Truemigration
This
was something I found of interest in the back of Grandmother's book, on
page 232, under the related families section. One of these days I will
get a section on the site with these listing's, but until then I wanted
to put this on here so all of you might better understand what it was like
back before trains, planes and cars and the difficulties of migrating from
one state to another.
"The Migration
from Symons Creek MM by the Morrises"
(From
Winslow - Morris Genealogy, by Fred E. Winslow, p. 55)
The Jehoshaphat Morris family came to Indiana in a wagontrain with others
from Symons Creek Monthly Meeting (Pasquotank County) during the early
summer of 1815, carrying their certificates from the meeting to Lick Creek
MM in Washington County, Ind., and were among the founders of the Blue
River Monthly Meeting of July 1, 1815. Other families who came with them
were the Truebloods, Whites, Nixons, Symons, Coxes, Pritchards, Cosands,
and perhaps others.
They followed a trail near the North Carolina-Virginia state line, west
to Cumberland Gap, at the corner of the Virginia, Tennessee, and Kentucky.
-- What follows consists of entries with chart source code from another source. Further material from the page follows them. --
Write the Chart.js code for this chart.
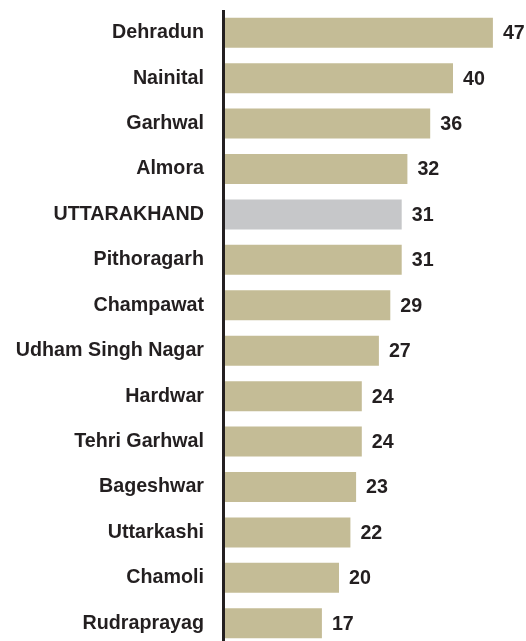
<!DOCTYPE html>
<html>
<head>
<meta charset="utf-8">
<script src="https://cdn.jsdelivr.net/npm/chart.js@4.4.0/dist/chart.umd.min.js"></script>
<style>
  html, body { margin: 0; padding: 0; background: #fff; overflow: hidden; }
  .wrap { position: absolute; left: 0; top: 0; width: 526px; height: 646px; }
</style>
</head>
<body>
<div class="wrap"><canvas id="bars"></canvas></div>
<script>
const districts = [
  "Dehradun", "Nainital", "Garhwal", "Almora", "UTTARAKHAND", "Pithoragarh",
  "Champawat", "Udham Singh Nagar", "Hardwar", "Tehri Garhwal", "Bageshwar",
  "Uttarkashi", "Chamoli", "Rudraprayag"
];
const values = [47, 40, 36, 32, 31, 31, 29, 27, 24, 24, 23, 22, 20, 17];
const stateName = "UTTARAKHAND";

const tan = "#c4bc96";
const grey = "#c6c7c9";
const ink = "#231f20";
const font = { family: "'Liberation Sans', Arial, sans-serif", size: 19.7, weight: "bold" };

const ctx = document.getElementById("bars").getContext("2d");

// vertical axis line, slightly left of where the bars begin
const axisLine = {
  id: "axisLine",
  beforeDatasetsDraw(chart) {
    const { ctx, chartArea } = chart;
    ctx.save();
    ctx.strokeStyle = ink;
    ctx.lineWidth = 3;
    ctx.beginPath();
    ctx.moveTo(chartArea.left - 1.5, chartArea.top);
    ctx.lineTo(chartArea.left - 1.5, chartArea.bottom + 10);
    ctx.stroke();
    ctx.restore();
  }
};

// numbers at the end of each bar
const valueLabels = {
  id: "valueLabels",
  afterDatasetsDraw(chart) {
    const { ctx } = chart;
    const meta = chart.getDatasetMeta(0);
    ctx.save();
    ctx.fillStyle = ink;
    ctx.font = `${font.weight} ${font.size}px ${font.family}`;
    ctx.textAlign = "left";
    ctx.textBaseline = "middle";
    meta.data.forEach((bar, i) => {
      ctx.fillText(values[i], bar.x + 10, bar.y + 1);
    });
    ctx.restore();
  }
};

new Chart(ctx, {
  type: "bar",
  data: {
    labels: districts,
    datasets: [{
      data: values,
      backgroundColor: districts.map((d) => d === stateName ? grey : tan),
      borderWidth: 0,
      barPercentage: 0.66,
      categoryPercentage: 1
    }]
  },
  options: {
    indexAxis: "y",
    responsive: true,
    maintainAspectRatio: false,
    animation: false,
    layout: { padding: { top: 10, right: 16, bottom: 0, left: 0 } },
    plugins: {
      legend: { display: false },
      tooltip: { enabled: false }
    },
    scales: {
      x: {
        display: false,
        min: 0,
        max: 50
      },
      y: {
        afterFit: (scale) => {
          scale.width = 225;
          // keep the label padding from shrinking the plot vertically
          scale.paddingTop = 0;
          scale.paddingBottom = 0;
        },
        grid: { display: false, drawTicks: false },
        border: { display: false },
        ticks: {
          color: ink,
          font: font,
          padding: 21
        }
      }
    }
  },
  plugins: [axisLine, valueLabels]
});
</script>
</body>
</html>
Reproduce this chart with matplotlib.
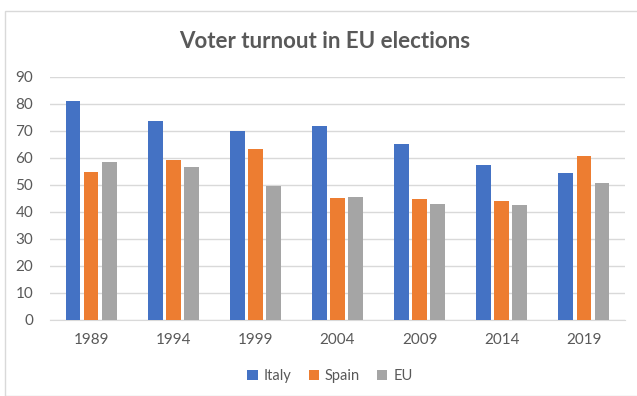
import matplotlib
matplotlib.use("Agg")
import matplotlib.pyplot as plt
import numpy as np
from matplotlib.patches import Rectangle

years = ["1989", "1994", "1999", "2004", "2009", "2014", "2019"]
italy = [81.1, 73.6, 69.8, 71.7, 65.1, 57.2, 54.5]
spain = [54.7, 59.1, 63.1, 45.1, 44.9, 43.8, 60.7]
eu = [58.4, 56.7, 49.5, 45.5, 43.0, 42.6, 50.7]
series = [("Italy", italy, "#4472C4"), ("Spain", spain, "#ED7D31"), ("EU", eu, "#A5A5A5")]

plt.rcParams['font.family'] = ['Lato', 'DejaVu Sans']
txt = "#595959"

fig = plt.figure(figsize=(6.37, 3.96), dpi=100)
fig.patch.set_facecolor("white")
fig.patches.append(Rectangle((5/637, 0), 1, 1 - 11/396, transform=fig.transFigure,
                             fill=False, edgecolor="#D9D9D9", linewidth=1))

ax = fig.add_axes([50/637, 1 - 319.5/396, (625-50)/637, (319.5-77)/396])
x = np.arange(len(years))
w = 0.18
step = 0.22
for i, (name, vals, col) in enumerate(series):
    ax.bar(x + (i - 1) * step, vals, width=w, color=col, label=name, zorder=3)

ax.set_xlim(-0.5, len(years) - 0.5)
ax.set_ylim(0, 90)
ax.set_yticks(range(0, 91, 10))
ax.set_xticks(x)
ax.set_xticklabels(years)
ax.grid(axis='y', color="#D9D9D9", linewidth=1, zorder=0)
for s in ["top", "right", "left"]:
    ax.spines[s].set_visible(False)
ax.spines["bottom"].set_color("#D9D9D9")
ax.tick_params(axis='both', length=0, colors=txt, labelsize=11)
ax.tick_params(axis='x', pad=10)
ax.tick_params(axis='y', pad=12)

fig.text(325/637, 1 - 42/396, "Voter turnout in EU elections", ha='center', va='center',
         fontsize=16, fontweight='bold', color=txt)

leg = fig.legend(loc='center', bbox_to_anchor=(330/637, 1 - 376/396), ncol=3, frameon=False,
                 fontsize=10.5, handlelength=0.7, handleheight=0.7, handletextpad=0.4,
                 columnspacing=1.2)
for t in leg.get_texts():
    t.set_color(txt)

fig.savefig("out.png", dpi=100, facecolor="white")
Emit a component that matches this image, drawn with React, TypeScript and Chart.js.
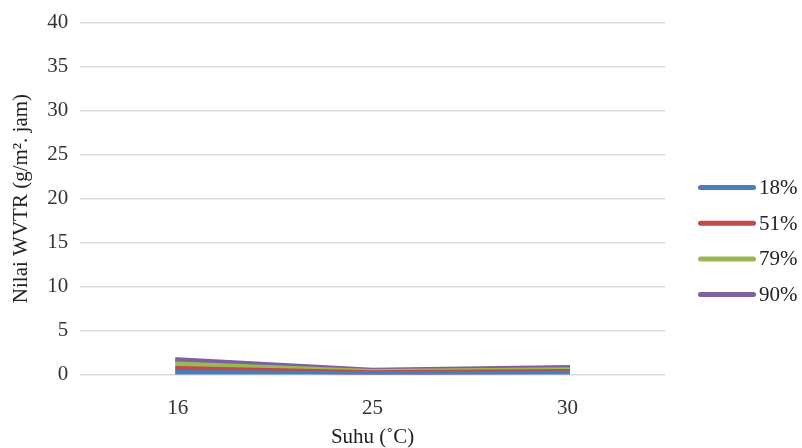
import React, { useEffect, useRef } from "react";
import { Chart, registerables } from "chart.js";

Chart.register(...registerables);

const categories = ["16", "25", "30"];
const seriesLabels = ["18%", "51%", "79%", "90%"];
const rh18 = [0.25, 0.1, 0.15];
const rh51 = [0.7, 0.2, 0.35];
const rh79 = [1.2, 0.35, 0.55];
const rh90 = [1.7, 0.5, 0.8];
const colors = ["#4a7ebb", "#be4b48", "#98b954", "#7d60a0"];
const yMin = 0;
const yMax = 40;
const yStep = 5;

const FONT = "'Liberation Serif', 'Times New Roman', serif";
const FS = 21;

const lineLegend = {
  id: "lineLegend",
  afterDraw(chart: any) {
    const ctx = chart.ctx;
    const area = chart.chartArea;
    const ds = chart.data.datasets;
    const spacing = 35.7;
    const x0 = area.right + 33;
    const lineLen = 58;
    const centerY = (area.top + area.bottom) / 2 + 42.5;
    const startY = centerY - (spacing * (ds.length - 1)) / 2;
    ctx.save();
    ds.forEach((d: any, i: number) => {
      const y = startY + i * spacing;
      ctx.beginPath();
      ctx.strokeStyle = d.borderColor;
      ctx.lineWidth = 5;
      ctx.lineCap = "round";
      ctx.moveTo(x0 + 2.5, y);
      ctx.lineTo(x0 + lineLen - 2.5, y);
      ctx.stroke();
      ctx.fillStyle = "#222";
      ctx.font = `${FS}px ${FONT}`;
      ctx.textBaseline = "middle";
      ctx.textAlign = "left";
      ctx.fillText(d.label, x0 + lineLen + 3, y + 1);
    });
    ctx.restore();
  },
};

export default function App() {
  const ref = useRef<HTMLCanvasElement | null>(null);
  useEffect(() => {
    if (!ref.current) return;
    const values = [rh18, rh51, rh79, rh90];
    const chart = new Chart(ref.current, {
      type: "line",
      data: {
        labels: categories,
        datasets: values.map((v, i) => ({
          label: seriesLabels[i],
          data: v,
          borderColor: colors[i],
          backgroundColor: colors[i],
          borderWidth: 5,
          pointRadius: 0,
          tension: 0,
          borderCapStyle: "square" as const,
        })),
      },
      options: {
        animation: false,
        responsive: false,
        maintainAspectRatio: false,
        layout: { padding: { top: 7, right: 137, bottom: 0, left: 9 } },
        plugins: {
          legend: { display: false },
          tooltip: { enabled: false },
        },
        scales: {
          x: {
            offset: true,
            grid: { display: false, drawTicks: false },
            border: { display: false },
            ticks: { color: "#333", font: { family: FONT, size: FS }, padding: 21 },
            title: {
              display: true,
              text: "Suhu (˚C)",
              color: "#222",
              font: { family: FONT, size: FS },
              padding: { top: -17, bottom: -2 },
            },
          },
          y: {
            min: yMin,
            max: yMax,
            ticks: { stepSize: yStep, color: "#333", font: { family: FONT, size: FS, lineHeight: 1.0 }, padding: 12 },
            grid: { color: "#d9d9d9", lineWidth: 1.5, drawTicks: false },
            border: { display: false },
            title: {
              display: true,
              text: "Nilai WVTR (g/m². jam)",
              color: "#222",
              font: { family: FONT, size: FS },
              padding: { top: 0, bottom: 1 },
            },
          },
        },
      },
      plugins: [lineLegend],
    });
    return () => chart.destroy();
  }, []);
  return (
    <div style={{ position: "fixed", left: 0, top: 0, width: 802, height: 448, background: "#fff" }}>
      <canvas ref={ref} width={802} height={448} style={{ display: "block" }} />
    </div>
  );
}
Here they found a 1500-foot-mountain to climb to get to the top of the
pass. No doubt here they stopped while two or more teams of horses or oxen
were hitched on the lead of each wagon to pull it up the mountain. Then
the wagon was guilded down the west side with its own team, the wagon being
held by brakes. When all were over, they followed the trail northwest down
a valley between high mountains, to Corbin, and on to Lexington. Here a
trail turned north to Cincinnati, Ohio, and Richmond, Indiana, but they
followed the newer trail northwest to the Ohio River at Charlestown Landing,
about fifteen miles up the river from Louisville. They, like others, crossed
there rather than risk a ferry crossing nearer the falls of the Ohio. From
Charlestown, they followed an old Indian trail northwest between 25 and
30 miles to Blue River, their future home. The trip took perhaps eight
to ten weeks, for the most part through an unbroken wilderness, camping
each night in the open.
Here, near Blue River, each family selected a place for a home, usually
located near a spring of flowing water. Jehoshaphat selected a farm with
two springs, one a source of Blue River, about seven miles northeast of
where Salem now stands. In 1818, his older brother, Aaron, and his family
of seven sons, came over and settled half a mile north of Jehoshaphat.
Their claims were composed of several hundred acres of level ground on
the watershed, known for generations as "The Flat Woods" and the "Morris
Neighborhood." When Pritchard, Jehoshaphat's son, was married, he built
and lived in a home at the spring, a fourth mile from his father's home,
where he died in 1887. The farm has been in continuous possession of the
descendants, and is now owned by the fifth generation from Jehoshaphat.